Officials have decided to divide the $500,000 reward in the Washington, D.C., area sniper case between two recipients, a Tacoma man who was the first to identify John Allen Muhammad as a suspect, and a motorist who directed police to Muhammad’s car at a rural Maryland rest stop, where he and Lee Boyd Malvo were arrested.
Montgomery County Executive Douglas Duncan in Maryland said he plans to announcetoday that $350,000 will go to Robert Holmes, 47, who tipped the FBI during the October 2002 sniper manhunt that he suspected that his friend Muhammad was the shooter. Duncan said $150,000 will be given to Whitney Donahue, 38, of Greencastle, Pa., who spotted Muhammad’s Chevrolet Caprice in a Frederick County, Md., rest area after hearing a news report that investigators were searching for the vehicle.
The two were selected from among more than 60,000 tipsters who called authorities during the three-week series of shootings, which killed 10 people, wounded three and spread fear and disruption across the Washington region. Muhammad, 43, has been sentenced to death in Virginia for one of the killings, and Malvo, 19, convicted in another of the slayings, is serving a life term in Virginia without the possibility of parole.
A committee made up of representatives of eight local and federal law enforcement agencies voted unanimously March17 to give the $500,000 to Holmes and Donahue. In Montgomery County, where six of the victims were slain, officials seeded the reward fund with $50,000 in public money during the manhunt, and the rest came from private donors before the arrests. Duncan’s office is custodian of the fund.
"They told me they wanted the money going to the person who told us who the shooters were and to the person who told us where they were," Duncan said Friday, referring to the reward committee. The money, which is taxable, "is a nice benefit to two people who gave us information we needed to help solve this case."
In interviews Friday, Holmes and Donahue, who had not been officially notified of the distribution decision, said they were satisfied with their respective rewards.
"I wish it had never happened, and it wasn’t about the money," Holmes, an auto mechanic, said of his involvement in the sniper case. He served in the Army with Muhammad in the late 1980s and kept in touch with him afterward. He said he considers Muhammad a friend and wishes the attacks had never occurred so he would not have had to call the FBI.
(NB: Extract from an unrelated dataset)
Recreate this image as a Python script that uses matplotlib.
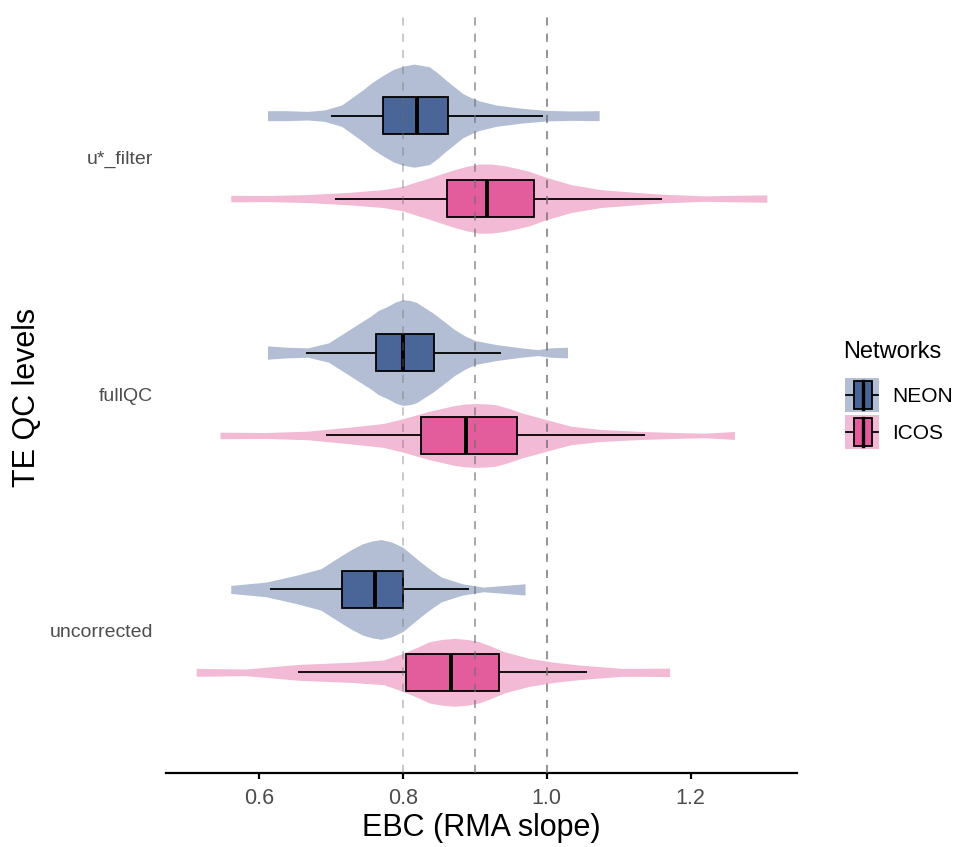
import matplotlib
matplotlib.use("Agg")
import matplotlib.pyplot as plt
import numpy as np
from matplotlib.patches import Rectangle
from matplotlib.lines import Line2D
from matplotlib.legend_handler import HandlerBase

plt.rcParams['font.family'] = ['Liberation Sans', 'DejaVu Sans']

# ---------------- data ----------------
categories = ["uncorrected", "fullQC", "u*_filter"]
networks = ["NEON", "ICOS"]

# violin density profiles (value, relative density)
NEON_ustar_x = [0.612, 0.639, 0.668, 0.691, 0.715, 0.744, 0.758, 0.773, 0.787, 0.800, 0.816, 0.837, 0.848, 0.860, 0.872, 0.883, 0.895, 0.906, 0.930, 0.965, 0.999, 1.034, 1.073]
NEON_ustar_d = [0.094, 0.094, 0.081, 0.107, 0.20, 0.48, 0.63, 0.76, 0.87, 0.93, 0.97, 0.92, 0.81, 0.67, 0.54, 0.42, 0.34, 0.28, 0.20, 0.14, 0.10, 0.088, 0.094]
ICOS_ustar_x = [0.561, 0.610, 0.668, 0.726, 0.773, 0.800, 0.818, 0.837, 0.855, 0.872, 0.890, 0.906, 0.923, 0.941, 0.958, 0.976, 0.999, 1.034, 1.075, 1.133, 1.162, 1.220, 1.267, 1.306]
ICOS_ustar_d = [0.062, 0.056, 0.075, 0.118, 0.169, 0.231, 0.31, 0.388, 0.47, 0.544, 0.61, 0.651, 0.65, 0.619, 0.57, 0.512, 0.40, 0.263, 0.169, 0.107, 0.081, 0.051, 0.062, 0.069]

NEON_full_x = [0.612, 0.639, 0.668, 0.697, 0.726, 0.755, 0.766, 0.779, 0.790, 0.800, 0.810, 0.819, 0.842, 0.857, 0.872, 0.887, 0.901, 0.930, 0.965, 0.988, 1.005, 1.029]
NEON_full_d = [0.126, 0.10, 0.088, 0.182, 0.432, 0.681, 0.79, 0.869, 0.95, 0.994, 0.98, 0.944, 0.745, 0.59, 0.432, 0.31, 0.225, 0.15, 0.088, 0.056, 0.088, 0.10]
ICOS_full_x = [0.546, 0.610, 0.668, 0.726, 0.773, 0.800, 0.837, 0.872, 0.886, 0.901, 0.915, 0.930, 0.947, 0.965, 0.999, 1.034, 1.075, 1.133, 1.191, 1.220, 1.261]
ICOS_full_d = [0.062, 0.056, 0.081, 0.156, 0.225, 0.313, 0.456, 0.563, 0.59, 0.60, 0.595, 0.576, 0.51, 0.426, 0.30, 0.174, 0.113, 0.075, 0.051, 0.043, 0.075]

NEON_unc_x = [0.561, 0.610, 0.651, 0.686, 0.715, 0.730, 0.744, 0.757, 0.770, 0.785, 0.800, 0.812, 0.825, 0.840, 0.854, 0.883, 0.912, 0.941, 0.970]
NEON_unc_d = [0.075, 0.138, 0.263, 0.388, 0.638, 0.76, 0.857, 0.91, 0.938, 0.89, 0.794, 0.66, 0.513, 0.36, 0.231, 0.106, 0.044, 0.075, 0.106]
ICOS_unc_x = [0.513, 0.581, 0.656, 0.726, 0.773, 0.800, 0.820, 0.837, 0.855, 0.872, 0.889, 0.906, 0.923, 0.941, 0.976, 1.011, 1.046, 1.104, 1.133, 1.171]
ICOS_unc_d = [0.075, 0.062, 0.15, 0.188, 0.231, 0.356, 0.47, 0.576, 0.62, 0.638, 0.62, 0.576, 0.49, 0.388, 0.263, 0.188, 0.137, 0.075, 0.075, 0.081]

# box statistics: whisker low, Q1, median, Q3, whisker high
NEON_ustar_box = [0.700, 0.773, 0.820, 0.863, 0.995]
ICOS_ustar_box = [0.706, 0.861, 0.917, 0.983, 1.161]
NEON_full_box = [0.666, 0.763, 0.800, 0.844, 0.936]
ICOS_full_box = [0.693, 0.826, 0.888, 0.959, 1.137]
NEON_unc_box = [0.616, 0.715, 0.761, 0.801, 0.892]
ICOS_unc_box = [0.654, 0.804, 0.867, 0.934, 1.056]

ref_lines = [0.8, 0.9, 1.0]
xticks = [0.6, 0.8, 1.0, 1.2]

# ---------------- styling ----------------
colors = {"NEON": "#4A6699", "ICOS": "#E35C9B"}
offsets = {"NEON": 0.175, "ICOS": -0.175}
max_half = 0.2245      # half-width (category units) for density 1
box_half = 0.078
ref_alpha = [0.4, 0.65, 0.8]

series = {
    ("u*_filter", "NEON"): (NEON_ustar_x, NEON_ustar_d, NEON_ustar_box),
    ("u*_filter", "ICOS"): (ICOS_ustar_x, ICOS_ustar_d, ICOS_ustar_box),
    ("fullQC", "NEON"): (NEON_full_x, NEON_full_d, NEON_full_box),
    ("fullQC", "ICOS"): (ICOS_full_x, ICOS_full_d, ICOS_full_box),
    ("uncorrected", "NEON"): (NEON_unc_x, NEON_unc_d, NEON_unc_box),
    ("uncorrected", "ICOS"): (ICOS_unc_x, ICOS_unc_d, ICOS_unc_box),
}

W, H = 954, 847
fig = plt.figure(figsize=(W / 100, H / 100), dpi=100)
left, right, bottom, top = 166, 797, 773, 15
ax = fig.add_axes([left / W, 1 - bottom / H, (right - left) / W, (bottom - top) / H])

for (cat, net), (vx, vd, bs) in series.items():
    yc = categories.index(cat) + 1 + offsets[net]
    vx = np.asarray(vx)
    vd = np.asarray(vd)
    col = colors[net]
    ax.fill_between(vx, yc - vd * max_half, yc + vd * max_half, color=col, alpha=0.42,
                    linewidth=0, zorder=1)
    wlo, q1, med, q3, whi = bs
    ax.plot([wlo, q1], [yc, yc], color="black", lw=1.3, zorder=2, solid_capstyle="butt")
    ax.plot([q3, whi], [yc, yc], color="black", lw=1.3, zorder=2, solid_capstyle="butt")
    ax.add_patch(Rectangle((q1, yc - box_half), q3 - q1, 2 * box_half, facecolor=col,
                           edgecolor="black", lw=1.3, zorder=3))
    ax.plot([med, med], [yc - box_half, yc + box_half], color="black", lw=2.8, zorder=4,
            solid_capstyle="butt")

for xv, a in zip(ref_lines, ref_alpha):
    ax.axvline(xv, color="#6e6e6e", alpha=a, lw=1.3, linestyle=(0, (4.5, 4.5)), zorder=5)

ax.set_xlim(0.471, 1.348)
ax.set_ylim(0.4, 3.6)
ax.set_yticks([1, 2, 3])
ax.set_yticklabels(categories)
ax.set_xticks(xticks)
ax.set_xticklabels([f"{t:.1f}" for t in xticks])

for s in ["top", "right", "left"]:
    ax.spines[s].set_visible(False)
ax.spines["bottom"].set_linewidth(1.6)
ax.tick_params(axis="y", length=0, pad=9.5, labelsize=14, labelcolor="#4d4d4d")
ax.tick_params(axis="x", length=4.5, width=1.6, pad=6, labelsize=15.5, labelcolor="#4d4d4d")

ax.set_xlabel("EBC (RMA slope)", fontsize=22)
ax.xaxis.label.set_va("center")
ax.xaxis.set_label_coords(0.5, (bottom - 828) / (bottom - top))
ax.set_ylabel("TE QC levels", fontsize=22)
ax.yaxis.label.set_va("center")
ax.yaxis.set_label_coords((27 - left) / (right - left), (bottom - 397) / (bottom - top))


# ---------------- legend ----------------
class KeyHandle:
    def __init__(self, face):
        self.face = face


class BoxKeyHandler(HandlerBase):
    def create_artists(self, legend, h, xd, yd, w, hg, fs, trans):
        x0, y0 = -xd, -yd
        arts = [Rectangle((x0, y0), w, hg, facecolor=h.face, alpha=0.42, edgecolor="none",
                          transform=trans)]
        bx0, bx1 = x0 + 0.26 * w, x0 + 0.80 * w
        by0, by1 = y0 + 0.09 * hg, y0 + 0.92 * hg
        ym = y0 + 0.5 * hg
        arts.append(Line2D([x0 + 0.02 * w, bx0], [ym, ym], color="black", lw=1.3, transform=trans))
        arts.append(Line2D([bx1, x0 + 0.98 * w], [ym, ym], color="black", lw=1.3, transform=trans))
        arts.append(Rectangle((bx0, by0), bx1 - bx0, by1 - by0, facecolor=h.face,
                              edgecolor="black", lw=1.3, transform=trans))
        xm = (bx0 + bx1) / 2
        arts.append(Line2D([xm, xm], [by0, by1], color="black", lw=2.4, transform=trans))
        return arts


fig.text(843 / W, 1 - 352 / H, "Networks", fontsize=17, ha="left", va="center")
handles = [KeyHandle(colors[n]) for n in networks]
leg = fig.legend(handles, networks, handler_map={KeyHandle: BoxKeyHandler()},
                 loc="upper left", bbox_to_anchor=(845 / W, 1 - 378 / H),
                 bbox_transform=fig.transFigure, frameon=False,
                 fontsize=15, handlelength=1.63, handleheight=2.135,
                 labelspacing=0.16, handletextpad=0.65, borderpad=0, borderaxespad=0)

fig.savefig("out.png", dpi=100)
"It wasn’t a choice," Holmes said. "I don’t feel like a hero. I feel I did what you or anyone else would have done in the same situation."
He said he is not sure what he will do with the $350,000. "I wish maybe I’d hit the Lotto or something, but not like this," he said. "I’d rather see John come around with that big smile and laugh rather than him being on death row. I’m at a loss for words."
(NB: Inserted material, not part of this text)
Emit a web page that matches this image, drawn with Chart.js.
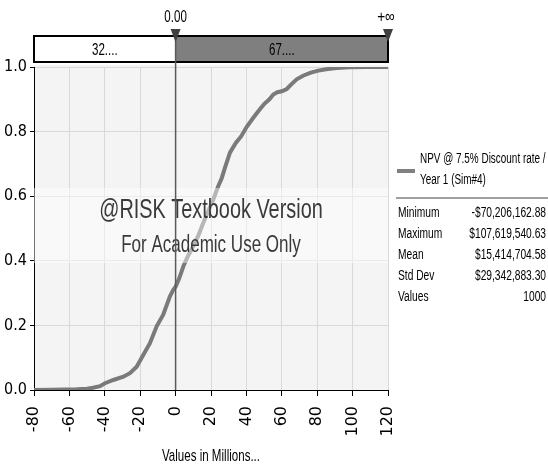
<!DOCTYPE html>
<html><head><meta charset="utf-8">
<script src="https://cdn.jsdelivr.net/npm/chart.js@4.4.1/dist/chart.umd.min.js"></script>
<style>html,body{margin:0;padding:0;background:#fff;}canvas{display:block}</style>
</head><body>
<canvas id="c" width="548" height="468"></canvas>
<script>
// ---- data (values in millions, cumulative probability) ----
const npvMillions = [-80, -70.2, -56, -50, -46.7, -42.7, -39.9, -35.2, -29.5, -25.8, -22, -18.2, -14.5, -10.7, -7, -3.2, -1.3, 0,
  2, 4.4, 7, 10, 13, 15.6, 18.5, 21.3, 24, 26, 28, 30.7, 34, 37, 40.2, 43.9, 47.7, 50, 53, 55.2, 57.5, 60, 62.8, 65.5, 68.4,
  72, 76, 80, 85, 91, 98, 107.6, 120];
const cumProb = [0, 0.001, 0.002, 0.004, 0.007, 0.012, 0.021, 0.031, 0.041, 0.052, 0.072, 0.109, 0.145, 0.197, 0.233, 0.29, 0.31, 0.32,
  0.345, 0.383, 0.415, 0.445, 0.48, 0.517, 0.555, 0.59, 0.63, 0.655, 0.69, 0.735, 0.765, 0.785, 0.815, 0.843, 0.87, 0.885, 0.9, 0.915, 0.922, 0.925, 0.932, 0.947, 0.962,
  0.973, 0.982, 0.988, 0.993, 0.997, 0.999, 1.0, 1.0];
const xRange = [-80, 120];
const xStep = 20;
const yRange = [0, 1];
const yStep = 0.2;
const deltaValues = [0, Infinity];
const deltaLabels = ['0.00', '+\u221E'];
const regionLabels = ['32....', '67....'];
const seriesName = ['NPV @ 7.5% Discount rate /', 'Year 1 (Sim#4)'];
const statNames = ['Minimum', 'Maximum', 'Mean', 'Std Dev', 'Values'];
const statValues = ['-$70,206,162.88', '$107,619,540.63', '$15,414,704.58', '$29,342,883.30', '1000'];
const watermark = ['@RISK Textbook Version', 'For Academic Use Only'];
const axisTitle = 'Values in Millions...';

const SANS = '"Liberation Sans", Arial, sans-serif';
const WIDE = '"DejaVu Sans", Verdana, sans-serif';

const points = npvMillions.map((v, i) => ({x: v, y: cumProb[i]}));

function narrowText(ctx, text, x, y, size, align, k, color) {
  ctx.save();
  ctx.font = size + 'px ' + SANS;
  ctx.textAlign = align;
  ctx.textBaseline = 'middle';
  ctx.fillStyle = color || '#000';
  ctx.translate(x, y);
  ctx.scale(k, 1);
  ctx.fillText(text, 0, 0);
  ctx.restore();
}

const decor = {
  id: 'decor',
  beforeDraw(chart) {
    const {ctx, chartArea: a} = chart;
    ctx.save();
    ctx.fillStyle = '#f4f4f4';
    ctx.fillRect(a.left, a.top - 2, a.right - a.left, a.bottom - a.top + 2);
    ctx.restore();
  },
  afterDatasetsDraw(chart) {
    const {ctx, chartArea: a, scales: {x}} = chart;
    ctx.save();
    // watermark band
    ctx.fillStyle = 'rgba(255,255,255,0.45)';
    ctx.fillRect(a.left, 188, a.right - a.left, 75);
    const cx = (a.left + a.right) / 2;
    narrowText(ctx, watermark[0], cx, 210, 28, 'center', 0.71, '#3a3a3a');
    narrowText(ctx, watermark[1], cx, 246, 23, 'center', 0.74, '#3a3a3a');

    // top delimiter bar
    const x0 = x.getPixelForValue(deltaValues[0]);
    const xr = a.right;
    const bt = 36, bb = 62;
    ctx.fillStyle = '#ffffff';
    ctx.fillRect(a.left, bt, x0 - a.left, bb - bt);
    ctx.fillStyle = '#7f7f7f';
    ctx.fillRect(x0, bt, xr - x0, bb - bt);
    ctx.strokeStyle = '#000';
    ctx.lineWidth = 2;
    ctx.strokeRect(a.left, bt, xr - a.left, bb - bt);
    narrowText(ctx, regionLabels[0], (a.left + x0) / 2, 50, 17, 'center', 0.68);
    narrowText(ctx, regionLabels[1], (x0 + xr) / 2, 50, 17, 'center', 0.68);

    // zero delimiter line
    ctx.strokeStyle = '#5a5a5a';
    ctx.lineWidth = 1.5;
    ctx.beginPath();
    ctx.moveTo(x0, bt);
    ctx.lineTo(x0, a.bottom);
    ctx.stroke();

    // triangles
    ctx.fillStyle = '#404040';
    [x0, xr].forEach(px => {
      ctx.beginPath();
      ctx.moveTo(px - 5, 29);
      ctx.lineTo(px + 5, 29);
      ctx.lineTo(px, 42);
      ctx.closePath();
      ctx.fill();
    });
    narrowText(ctx, deltaLabels[0], x0, 17, 17, 'center', 0.68);
    narrowText(ctx, deltaLabels[1], xr - 2, 17, 17, 'center', 0.8);

    // legend
    ctx.fillStyle = '#808080';
    ctx.fillRect(397, 169, 18, 4);
    narrowText(ctx, seriesName[0], 420, 159, 14, 'left', 0.71);
    narrowText(ctx, seriesName[1], 420, 180, 14, 'left', 0.71);
    ctx.strokeStyle = '#808080';
    ctx.lineWidth = 1.5;
    ctx.beginPath();
    ctx.moveTo(396, 198);
    ctx.lineTo(548, 198);
    ctx.stroke();
    statNames.forEach((n, i) => {
      narrowText(ctx, n, 398, 213 + i * 21, 14, 'left', 0.73);
      narrowText(ctx, statValues[i], 546, 213 + i * 21, 14, 'right', 0.73);
    });

    // axis title
    narrowText(ctx, axisTitle, cx, 456, 17, 'center', 0.68);
    ctx.restore();
  }
};

new Chart(document.getElementById('c'), {
  type: 'scatter',
  data: {
    datasets: [{
      label: seriesName.join(' '),
      data: points,
      showLine: true,
      borderColor: '#7a7a7a',
      borderWidth: 4,
      pointRadius: 0,
      tension: 0,
      fill: false
    }]
  },
  options: {
    responsive: false,
    devicePixelRatio: 1,
    animation: false,
    layout: {padding: {top: 67, right: 160, left: 0, bottom: 0}},
    plugins: {legend: {display: false}, tooltip: {enabled: false}},
    scales: {
      x: {
        type: 'linear',
        min: xRange[0], max: xRange[1],
        afterFit(s) { s.height = 78; },
        ticks: {
          stepSize: xStep, autoSkip: false, minRotation: 90, maxRotation: 90,
          padding: 10, color: '#000', font: {family: WIDE, size: 16}
        },
        grid: {color: '#d9d9d9', lineWidth: 1, tickLength: 6, tickColor: '#000', drawTicks: true},
        border: {display: true, color: '#000', width: 1},
        title: {display: false, text: axisTitle}
      },
      y: {
        type: 'linear',
        min: yRange[0], max: yRange[1],
        afterFit(s) { s.width = 34; },
        ticks: {
          stepSize: yStep, padding: 3, color: '#000', font: {family: WIDE, size: 16, weight: 'condensed'},
          callback: v => Number(v).toFixed(1)
        },
        grid: {color: '#d9d9d9', lineWidth: 1, tickLength: 4, tickColor: '#000'},
        border: {display: true, color: '#000', width: 1}
      }
    }
  },
  plugins: [decor]
});
</script>
</body></html>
Donahue, who repairs refrigeration systems in supermarkets, declined to discuss his plans for the $150,000. "I just feel like an average guy who called it in and helped everybody out," he said. "I would think a lot of other people would have done what I did. I am proud of it, that I was able to help out. The only thing I feel bad about is that it wasn’t stopped sooner and that there were so many victims."
While Donahue didn’t know the snipers and became involved in the case by chance, Holmes’s role was more complicated.
A turning point in Muhammad’s life occurred in Washington state in September 2001 when his ex-wife, Mildred Muhammad, got court approval to move anywhere she wanted with the couple’s two children, and John Muhammad was denied the right to visit. She settled in Maryland’s Prince George’s County, while her former husband and Malvo, an illegal immigrant from the Caribbean, crisscrossed the country, allegedly committing a series of robberies and killings in several states before the October 2002 sniper attacks.
Several times during those months, the two stopped in Tacoma to visit Holmes, who later recalled that Muhammad’s mental state appeared to be deteriorating. During one visit, Muhammad, who brought an assault rifle, tested a homemade silencer in Holmes’s backyard by firing bullets into a tree stump.
On Oct. 17, 2002, a few days after the 11th victim was shot, Holmes called an FBI tip line and said he suspected that the shooter was Muhammad. He had not seen his old Army buddy in months; he knew Muhammad was angry, obsessed with firearms and probably mentally unstable; and he knew that Muhammad detested his former wife, who was living near the nation’s capital.
The FBI entered Holmes’s report in a database, but agents did not show up at his Tacoma home to interview him until five days later.
Meanwhile, Muhammad and Malvo began to give themselves away while trying to communicate with authorities about their demand for $10 million to stop the attacks. In telephone calls to police and to a Roman Catholic priest in Virginia, a caller believed to have been Malvo referred to a robbery-slaying that occurred in Montgomery, Ala., 11 days before the Washington area shootings started.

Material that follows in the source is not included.